Рона ушла из дома и вышла замуж в раннем возрасте. Когда у нее появились собственные дети, родители Роны, что неудивительно, отсутствовали, поэтому она стремилась быть противоположностью им, часто оставаясь дома и заботясь о своих детях, так как всегда хотела, чтобы ее родители были рядом с ней. У нее были гармоничные отношения с детьми, и ей было приятно чувствовать себя нужной и желанной. Это ощущение сохранилось и в жизни ее детей, когда они покинули дом и создали свои собственные семьи. Ее роль сиделки закрепилась за годы, и когда у ее сына появились дети, Рона предложила помочь присмотреть за малышом, когда его жена решила вернуться на работу (чего Рона явно не одобряла). Она также предлагала присмотреть и за их близнецами-дошкольниками, когда они болели и не могли ходить в ясли (что тоже вызвало ее недоумение: «Они же постоянно болеют! Что с ними не так? Мои дети никогда не болели»).
Когда я попросила ее описать чувства во время нашей первой сессии, она начала перечислять, что ей помешало или в чем ее подвели. Она сказала, что чувствует усталость от ночных кормлений, обиду на безответственных матерей и их эгоистичный жизненный выбор, а также вину за то, что недавно не стала купать малыша вместо невестки.
«Подождите, вернитесь немного назад», – сказала я, когда она пропустила мимо ушей свои неприятные чувства по поводу того, что оставила невестку, когда та вернулась с работы. «Вы сказали, что чувствуете себя виноватой?
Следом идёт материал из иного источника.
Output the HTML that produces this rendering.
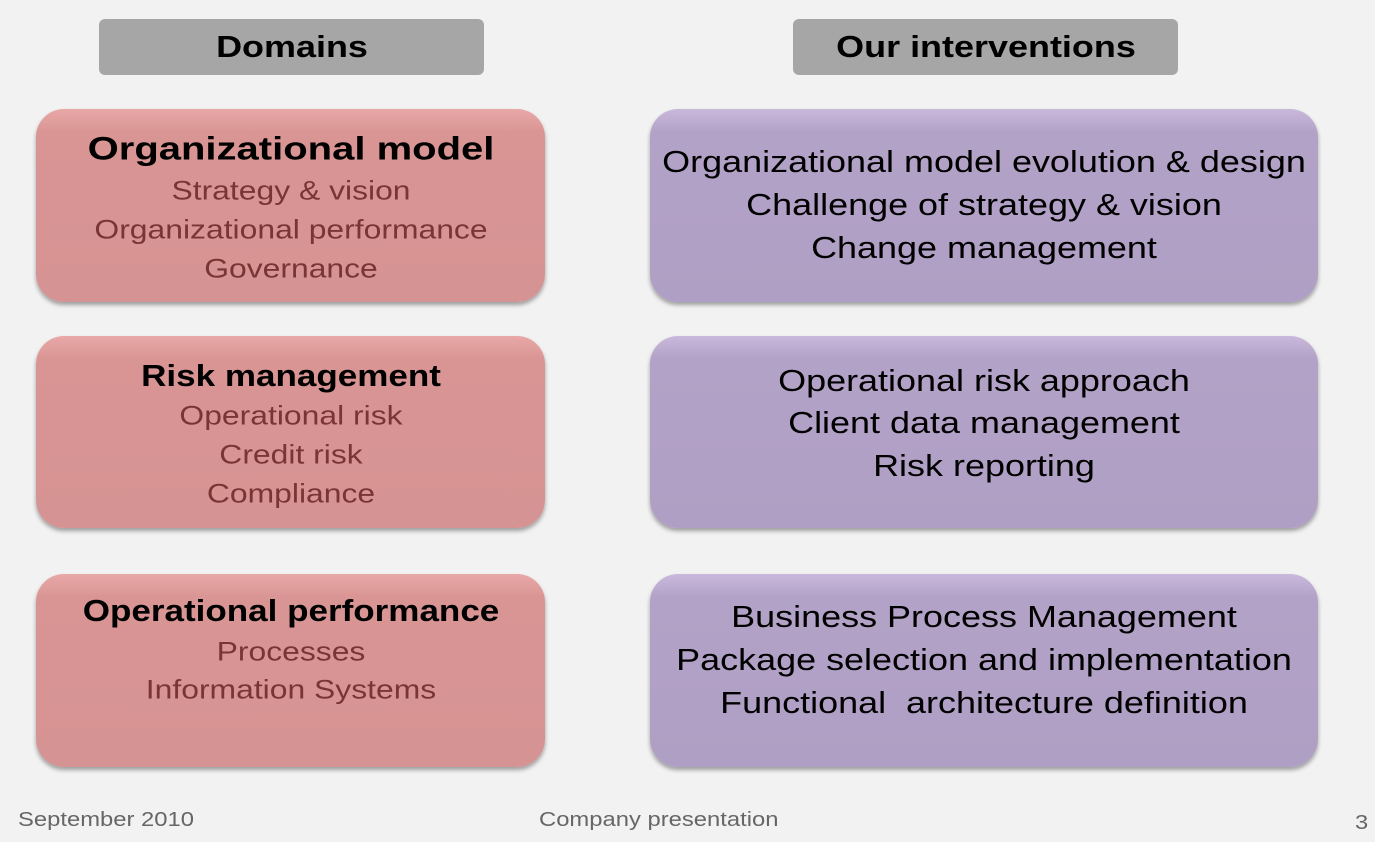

Но что именно вы сделали не так?»
Рона приходила на терапию с вопросом «Что я упускаю?» и указывала на все взаимодействия с семьей, которые ее расстраивали или разочаровывали, но именно ее чувство вины подсказывало нам, где искать источник. Отсутствие поддержки со стороны родителей внушило ей ошибочное чувство долга и заставило взять на себя множество дополнительных обязанностей по отношению к семье. Но именно чувство вины, которое она испытывала в результате этого, указало ей на «слепую зону», которая ведет ее по пути чрезмерной навязчивости и самоотречения. Осознание этого помогло Роне отпустить свое неуместное чувство вины и задуматься о собственных потребностях, начать ставить собственные цели и найти другую самореализацию. Вы заметите, что тема вины постоянно фигурирует в книге, потому что эта эмоция часто выдает себя за какое-то иное чувство, не столь явное. Давайте разберемся почему.
Чувство вины или гнев?
Подлинное чувство вины – это эмоция, которую мы испытываем, если сделали что-то объективно неправильное, например причинили кому-то боль намеренно или поступили эгоистично – что в случае Роны, после двух бессонных ночей на футоне[2] в детской и ее отъезда домой до наступления темноты, не соответствовало тому, что она действительно чувствовала. Такая маскировка эмоций под что-то более простое очень распространена, но часто остается без внимания. На самом деле, если мы не сделали ничего объективно плохого, полезнее понимать это чувство вины как гнев, который мы обратили на себя. Мы обращаем его внутрь себя, если в детстве нам не разрешали злиться или если рядом не было никого, кто мог бы нас услышать. Мы можем даже похоронить гнев вместе с остальными эмоциями, если наша «слепая зона» приучила нас думать, а не чувствовать. Я вижу это на примерах клиентов, чьи родители были эмоционально недоступны и придерживались рационального взгляда на жизнь, мотивируя своих детей поступать так же. Такие клиенты часто говорят мне, что их чувства «иррациональны», и я напоминаю им, что такого не бывает – у наших чувств всегда есть веские причины, просто мы можем не понимать их.